As far as the gospel is concerned, they are enemies on your account; but as far as
election is concerned, they are loved on account of the patriarchs, for God’s gifts
and his call are irrevocable. Just as you who were at one time disobedient to God
have now received mercy as a result of their disobedience, so they too have now
3 become disobedient in order that they too may now receive mercy as a result of
God’s mercy to you.
When God calls people to faith and gives his gifts, he does not regret it. He
extended his love and forgiveness and salvation to the Jews many centuries ago. He still
wants them— all of them— to be in his Church, among those who believe and are saved!
God has called us and given us his gifts. God’s Church is meant for you! Do you
have Jewish heritage? Did you grow up as an unbeliever? Are you a longtime member
of Grace or just joining us today?
God’s Church is meant for you! You didn’t earn it by your good works or your
good looks. God invited you in. God gave you his grace through the gift of his own dear
Son who shed his blood for you. God made his mercy rain down on you more heavily
than the downpours Hurricane Laura leveled at Louisiana.
Your baptism assures you of that. Communion reminds you of that. God’s Word
promises you that.
With that same measure of mercy God used to call you and me into his Church,
he wants us to call others. Is there an unbelieving Jew who lives next door to you?
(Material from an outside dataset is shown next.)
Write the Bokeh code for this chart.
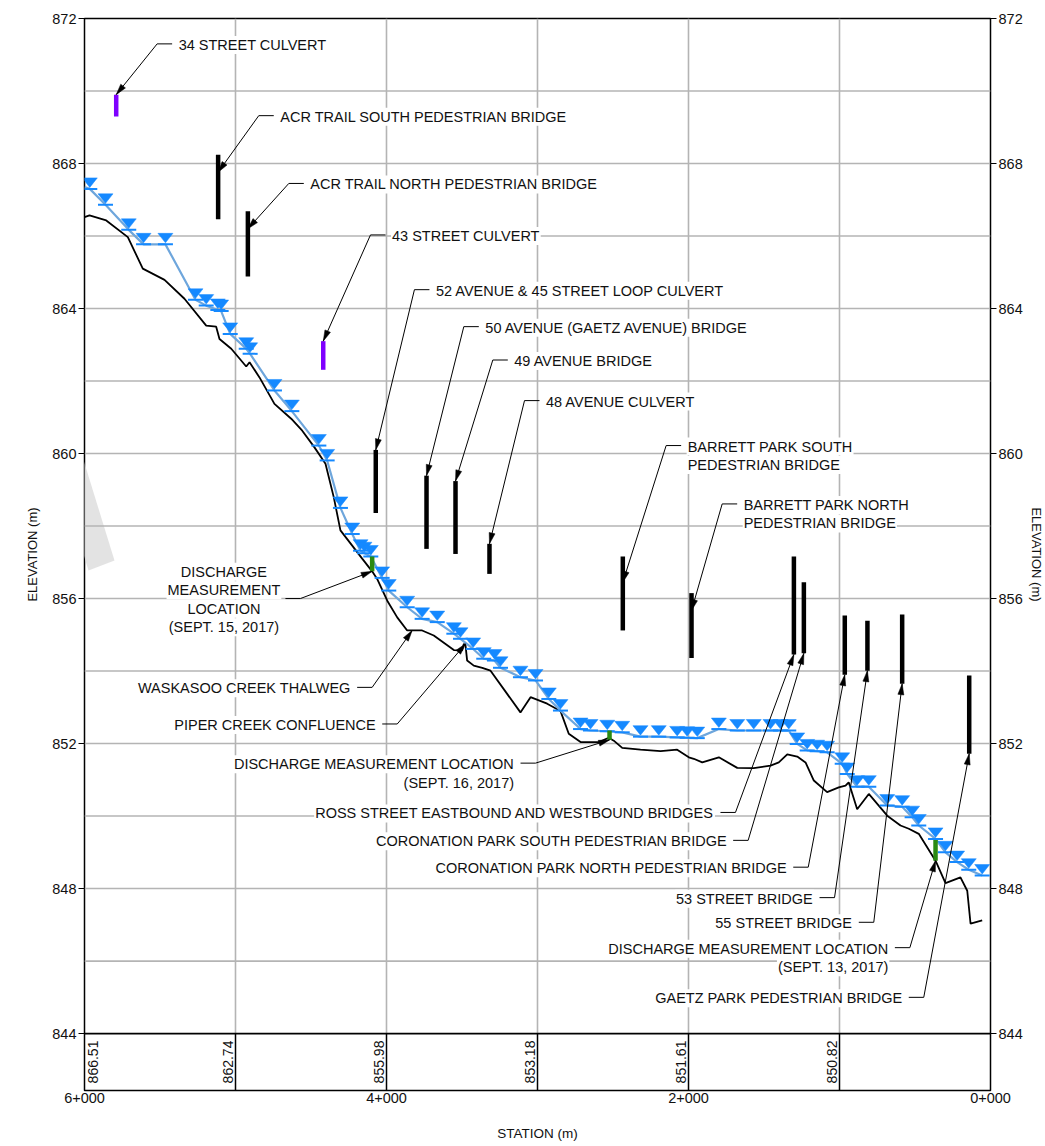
import math
from bokeh.plotting import figure
from bokeh.models import Range1d, LinearAxis, FixedTicker, Label, PolyAnnotation
from bokeh.embed import file_html
from bokeh.resources import INLINE

# ---------------- data ----------------
thalweg_station = [6000, 5967, 5856, 5713, 5614, 5470, 5338, 5194, 5128, 5106,
                   5028, 4929, 4907, 4841, 4742, 4631, 4558, 4477, 4404, 4349,
                   4305, 4227, 4161, 4095, 4062, 3995, 3929, 3863, 3764, 3687,
                   3554, 3499, 3488, 3477, 3466, 3422, 3366, 3311, 3201, 3113,
                   3046, 2936, 2848, 2793, 2715, 2594, 2528, 2495, 2439, 2318,
                   2185, 2075, 1998, 1965, 1909, 1799, 1677, 1568, 1457, 1402,
                   1346, 1280, 1225, 1170, 1082, 1005, 960, 939, 883, 806,
                   684, 596, 541, 475, 364, 298, 199, 154, 132, 55]
thalweg_elev = [866.52, 866.57, 866.43, 865.97, 865.10, 864.79, 864.27, 863.53, 863.50, 863.16,
                862.89, 862.40, 862.52, 862.10, 861.37, 860.96, 860.63, 860.17, 859.72, 858.79,
                857.88, 857.46, 857.10, 856.75, 856.54, 855.94, 855.48, 855.12, 855.12, 854.98,
                854.58, 854.57, 854.75, 854.72, 854.29, 854.15, 854.09, 854.01, 853.37, 852.86,
                853.28, 853.10, 852.90, 852.27, 852.04, 852.04, 852.16, 852.08, 851.88, 851.83,
                851.79, 851.83, 851.62, 851.58, 851.48, 851.62, 851.33, 851.32, 851.39, 851.48,
                851.70, 851.64, 851.48, 850.98, 850.66, 850.79, 850.84, 850.93, 850.19, 850.61,
                850.01, 849.74, 849.65, 849.51, 848.77, 848.15, 848.31, 847.94, 847.03, 847.12]

wse_station = [6000, 5965, 5861, 5707, 5609, 5464, 5265, 5194, 5117, 5095,
               5035, 4929, 4903, 4742, 4627, 4448, 4393, 4305, 4227, 4172,
               4146, 4104, 4029, 3985, 3863, 3764, 3664, 3554, 3510, 3426,
               3356, 3285, 3245, 3113, 3013, 2925, 2848, 2715, 2649, 2538,
               2439, 2318, 2197, 2075, 2009, 1942, 1799, 1677, 1568, 1457,
               1391, 1336, 1280, 1214, 1148, 1082, 982, 949, 883, 806,
               684, 585, 519, 475, 364, 298, 221, 144, 55]
wse_elev = [867.35, 867.30, 866.86, 866.17, 865.77, 865.77, 864.24, 864.08, 863.96, 863.93,
            863.30, 862.89, 862.75, 861.74, 861.17, 860.22, 859.81, 858.50, 857.78, 857.32,
            857.25, 857.16, 856.57, 856.22, 855.76, 855.44, 855.35, 855.03, 854.89, 854.61,
            854.34, 854.29, 854.09, 853.83, 853.74, 853.23, 852.91, 852.40, 852.36, 852.34,
            852.31, 852.19, 852.19, 852.17, 852.16, 852.15, 852.40, 852.36, 852.36, 852.36,
            852.36, 852.36, 851.99, 851.81, 851.79, 851.76, 851.44, 851.16, 850.81, 850.81,
            850.29, 850.26, 849.97, 849.74, 849.37, 849.00, 848.73, 848.52, 848.36]
wse_first_marker = 1   # the line starts at 6+000, the symbols at the first computed section

struct_name = ["34 STREET CULVERT", "ACR TRAIL SOUTH PEDESTRIAN BRIDGE", "ACR TRAIL NORTH PEDESTRIAN BRIDGE",
               "43 STREET CULVERT", "52 AVENUE & 45 STREET LOOP CULVERT", "50 AVENUE (GAETZ AVENUE) BRIDGE",
               "49 AVENUE BRIDGE", "48 AVENUE CULVERT", "BARRETT PARK SOUTH PEDESTRIAN BRIDGE",
               "BARRETT PARK NORTH PEDESTRIAN BRIDGE", "ROSS STREET EASTBOUND AND WESTBOUND BRIDGES",
               "CORONATION PARK SOUTH PEDESTRIAN BRIDGE", "CORONATION PARK NORTH PEDESTRIAN BRIDGE",
               "53 STREET BRIDGE", "55 STREET BRIDGE", "GAETZ PARK PEDESTRIAN BRIDGE"]
struct_station = [5790, 5115, 4918, 4419, 4071, 3735, 3543, 3318, 2435, 1980, 1302, 1236, 965, 815, 585, 141]
struct_top = [869.90, 868.24, 866.68, 863.10, 860.10, 859.39, 859.24, 857.51, 857.16, 856.15,
              857.16, 856.45, 855.53, 855.39, 855.56, 853.88]
struct_bottom = [869.30, 866.46, 864.88, 862.31, 858.36, 857.37, 857.23, 856.68, 855.12, 854.36,
                 854.46, 854.49, 853.90, 854.01, 853.65, 851.72]
struct_kind = ["culvert_p", "bridge", "bridge", "culvert_p", "bridge", "bridge", "bridge", "bridge",
               "bridge", "bridge", "bridge", "bridge", "bridge", "bridge", "bridge", "bridge"]

discharge_station = [4095, 2523, 364]
discharge_top = [857.16, 852.36, 849.34]
discharge_bottom = [856.75, 852.10, 848.77]

band_station = [6000, 5000, 4000, 3000, 2000, 1000]
band_elev = ["866.51", "862.74", "855.98", "853.18", "851.61", "850.82"]

x_ticks = [6000, 4000, 2000, 0]
x_tick_labels = ["6+000", "4+000", "2+000", "0+000"]
y_ticks = [844, 848, 852, 856, 860, 864, 868, 872]
grid_station = [5000, 4000, 3000, 2000, 1000]
grid_elev = [846, 848, 850, 852, 854, 856, 858, 860, 862, 864, 866, 868, 870]

# annotations: text, knee station, knee elevation, side, tip station, tip elevation, leader line index, align
ann = [
    ("34 STREET CULVERT", 5519, 871.30, "up", 5790, 869.90, 0, "left"),
    ("ACR TRAIL SOUTH PEDESTRIAN BRIDGE", 4846, 869.32, "up", 5115, 867.76, 0, "left"),
    ("ACR TRAIL NORTH PEDESTRIAN BRIDGE", 4647, 867.45, "up", 4918, 866.20, 0, "left"),
    ("43 STREET CULVERT", 4106, 866.03, "up", 4419, 863.10, 0, "left"),
    ("52 AVENUE & 45 STREET LOOP CULVERT", 3815, 864.52, "up", 4071, 860.10, 0, "left"),
    ("50 AVENUE (GAETZ AVENUE) BRIDGE", 3488, 863.50, "up", 3735, 859.39, 0, "left"),
    ("49 AVENUE BRIDGE", 3296, 862.58, "up", 3543, 859.24, 0, "left"),
    ("48 AVENUE CULVERT", 3086, 861.46, "up", 3318, 857.51, 0, "left"),
    ("BARRETT PARK SOUTH\nPEDESTRIAN BRIDGE", 2148, 860.22, "up", 2435, 856.45, 0, "left"),
    ("BARRETT PARK NORTH\nPEDESTRIAN BRIDGE", 1777, 858.61, "up", 1980, 855.67, 0, "left"),
    ("DISCHARGE\nMEASUREMENT\nLOCATION\n(SEPT. 15, 2017)", 4570, 856.00, "down", 4095, 856.75, 1.5, "center"),
    ("WASKASOO CREEK THALWEG", 4095, 853.55, "down", 3830, 855.12, 0, "right"),
    ("PIPER CREEK CONFLUENCE", 3929, 852.54, "down", 3477, 854.75, 0, "right"),
    ("DISCHARGE MEASUREMENT LOCATION\n(SEPT. 16, 2017)", 3013, 851.46, "down", 2523, 852.10, 0, "right"),
    ("ROSS STREET EASTBOUND AND WESTBOUND BRIDGES", 1689, 850.10, "down", 1302, 854.46, 0, "right"),
    ("CORONATION PARK SOUTH PEDESTRIAN BRIDGE", 1605, 849.33, "down", 1236, 854.49, 0, "right"),
    ("CORONATION PARK NORTH PEDESTRIAN BRIDGE", 1207, 848.59, "down", 965, 853.90, 0, "right"),
    ("53 STREET BRIDGE", 1033, 847.75, "down", 815, 854.01, 0, "right"),
    ("55 STREET BRIDGE", 773, 847.07, "down", 585, 853.65, 0, "right"),
    ("DISCHARGE MEASUREMENT LOCATION\n(SEPT. 13, 2017)", 534, 846.37, "down", 364, 848.77, 0, "right"),
    ("GAETZ PARK PEDESTRIAN BRIDGE", 442, 845.00, "down", 141, 851.72, 0, "right"),
]

# ---------------- layout / style ----------------
X_LEFT, X_RIGHT = 6000.0, 0.0
Y_BOT, Y_TOP = 842.43, 872.0
Y_BAND = 844.0
FW, FH = 906, 1072
BL, BT = 84, 18
KX = FW / (X_LEFT - X_RIGHT)
KY = FH / (Y_TOP - Y_BOT)

FONT = "Liberation Sans"
FS = "14.5px"
GRID = "#b4b4b4"
BLUE = "#1589ff"
WSE_LINE = "#6ea6dc"
PURPLE = "#7f00ff"
GREEN = "#2a8a12"
LEAD = 15.0      # horizontal leader length, px
GAP = 5.5        # gap leader -> text, px
LINE_H = 18.5
CENTER_HALF = 56.0  # half width of the widest line of a centred block, px
BAND_SHIFT = 7.3    # px between a band line and the centre of its rotated value


def to_px(s, e):
    return (X_LEFT - s) * KX, (e - Y_BOT) * KY


def to_data(px, py):
    return X_LEFT - px / KX, Y_BOT + py / KY


def page_to_data(x, y):
    return X_LEFT - (x - BL) / KX, Y_TOP - (y - BT) / KY


p = figure(frame_width=FW, frame_height=FH,
           x_range=Range1d(X_LEFT, X_RIGHT), y_range=Range1d(Y_BOT, Y_TOP),
           output_backend="svg", toolbar_location=None,
           min_border_left=BL, min_border_right=0, min_border_top=BT, min_border_bottom=0)
p.grid.visible = False
p.outline_line_color = "black"
p.outline_line_width = 1.5
p.background_fill_color = "white"
p.border_fill_color = "white"

# faint diagonal ribbon at the left edge of the sheet
rib = [page_to_data(x, y) for x, y in [(-10, 252), (16, 242), (114, 560), (88, 570)]]
p.add_layout(PolyAnnotation(xs=[q[0] for q in rib], ys=[q[1] for q in rib],
                            fill_color="#dcdcdc", fill_alpha=0.8, line_color=None, level="underlay"))

# x axis
xa = p.xaxis[0]
xa.ticker = FixedTicker(ticks=x_ticks)
xa.major_label_overrides = {t: l for t, l in zip(x_ticks, x_tick_labels)}
xa.major_tick_out = 0
xa.major_tick_in = 0
xa.minor_tick_out = 0
xa.minor_tick_in = 0
xa.axis_line_color = None
xa.major_label_standoff = 2
xa.major_label_text_font = FONT
xa.major_label_text_font_size = FS
xa.major_label_text_color = "#111111"
xa.axis_label = "STATION (m)"
xa.axis_label_text_font = FONT
xa.axis_label_text_font_size = "13.5px"
xa.axis_label_text_font_style = "normal"
xa.axis_label_standoff = 20
xa.axis_label_text_color = "#111111"

# y axes
ya = p.yaxis[0]
ra = LinearAxis()
p.add_layout(ra, "right")
for ax, std in ((ya, 9), (ra, 3)):
    ax.ticker = FixedTicker(ticks=y_ticks)
    ax.major_tick_out = 6
    ax.major_tick_in = 0
    ax.minor_tick_out = 0
    ax.minor_tick_in = 0
    ax.major_tick_line_color = "black"
    ax.axis_line_color = None
    ax.major_label_standoff = 2
    ax.major_label_text_font = FONT
    ax.major_label_text_font_size = FS
    ax.major_label_text_color = "#111111"
    ax.axis_label = "ELEVATION (m)"
    ax.axis_label_text_font = FONT
    ax.axis_label_text_font_size = "13px"
    ax.axis_label_text_font_style = "normal"
    ax.axis_label_text_color = "#111111"
    ax.axis_label_standoff = std

# grid
p.multi_line(xs=[[s, s] for s in grid_station], ys=[[Y_BAND, Y_TOP] for _ in grid_station],
             line_color=GRID, line_width=1.6)
p.multi_line(xs=[[X_LEFT, X_RIGHT] for _ in grid_elev], ys=[[e, e] for e in grid_elev],
             line_color=GRID, line_width=1.6)
# bottom band
p.multi_line(xs=[[s, s] for s in grid_station], ys=[[Y_BOT, Y_BAND] for _ in grid_station],
             line_color="black", line_width=1.5)
p.line([X_LEFT, X_RIGHT], [Y_BAND, Y_BAND], line_color="black", line_width=1.8)
for s, lab in zip(band_station, band_elev):
    # values sit just before each station line; the one at the sheet edge is kept inside the frame
    shift = BAND_SHIFT if s < X_LEFT else -(BAND_SHIFT + 1.0)
    p.add_layout(Label(x=s + shift / KX, y=Y_BAND - 7.0 / KY, text=lab, angle=90, angle_units="deg",
                       text_align="right", text_baseline="middle",
                       text_font=FONT, text_font_size="14px", text_color="#111111"))

# profile
p.line(thalweg_station, thalweg_elev, line_color="black", line_width=1.8)
p.line(wse_station, wse_elev, line_color=WSE_LINE, line_width=2.2)

tri_xs, tri_ys = [], []
for s, e in zip(wse_station[wse_first_marker:], wse_elev[wse_first_marker:]):
    px, py = to_px(s, e)
    pts = [(px, py + 1.5), (px - 7.5, py + 11), (px + 7.5, py + 11)]
    d = [to_data(a, b) for a, b in pts]
    tri_xs.append([q[0] for q in d])
    tri_ys.append([q[1] for q in d])
p.patches(tri_xs, tri_ys, fill_color=BLUE, line_color=BLUE, line_width=0.5)
p.scatter(wse_station[wse_first_marker:], wse_elev[wse_first_marker:], marker="dash",
          size=15, line_color=BLUE, line_width=2)

# structures
scol = [PURPLE if k == "culvert_p" else "black" for k in struct_kind]
p.segment(x0=struct_station, y0=struct_bottom, x1=struct_station, y1=struct_top,
          line_color=scol, line_width=4.5, line_cap="butt")
p.segment(x0=discharge_station, y0=discharge_bottom, x1=discharge_station, y1=discharge_top,
          line_color=GREEN, line_width=4.5, line_cap="butt")

# annotations with leaders
hx0, hy0, hx1, hy1 = [], [], [], []
head_xs, head_ys = [], []
for text, ks, ke, side, ts, te, att, align in ann:
    sign = -1.0 if side == "up" else 1.0   # station direction of the horizontal leg
    hs = ks + sign * LEAD / KX
    hx0 += [ks, ks]
    hy0 += [ke, ke]
    hx1 += [hs, ts]
    hy1 += [ke, te]
    kx, ky = to_px(ks, ke)
    tx, ty = to_px(ts, te)
    dx, dy = tx - kx, ty - ky
    n = math.hypot(dx, dy)
    ux, uy = dx / n, dy / n
    L, W = 11.0, 3.0
    bx, by = tx - L * ux, ty - L * uy
    pts = [(tx, ty), (bx - W * uy, by + W * ux), (bx + W * uy, by - W * ux)]
    d = [to_data(a, b) for a, b in pts]
    head_xs.append([q[0] for q in d])
    head_ys.append([q[1] for q in d])
    if side == "up":
        xoff = GAP
    elif align == "center":
        xoff = -(GAP + CENTER_HALF)
    else:
        xoff = -GAP
    for i, ln in enumerate(text.split("\n")):
        p.add_layout(Label(x=hs, y=ke, text=ln, x_offset=xoff,
                           y_offset=(att - i) * LINE_H - 1,
                           text_align=align, text_baseline="middle",
                           text_font=FONT, text_font_size=FS, text_color="#111111",
                           background_fill_color="white", padding=1))

p.segment(x0=hx0, y0=hy0, x1=hx1, y1=hy1, line_color="black", line_width=1)
p.patches(head_xs, head_ys, fill_color="black", line_color="black", line_width=0.5)

open("out.html", "w").write(file_html(p, INLINE))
How
about an expressive evolutionist working in your department? Will you host a birthday
meal for a family member and his significant other who are living together without the
commitment of marriage? Make known to them God’s mercy as he calls us out for our
disobedience, as he forgives all sins, and as he directs us to a life of obedience spelled out
in his Holy Scriptures. Remember, as we learned in today’s first lesson, even Rahab— a
prostitute— was called to be part of God’s Church and even to be an ancestor to our
Who invited you...into God’s Church— the family of believers, the band bound
for heaven? God did! Be grateful that he did, not by your merit, but only by his mercy!
Make that same mercy known to others so they, too, can be part of God’s Church with us.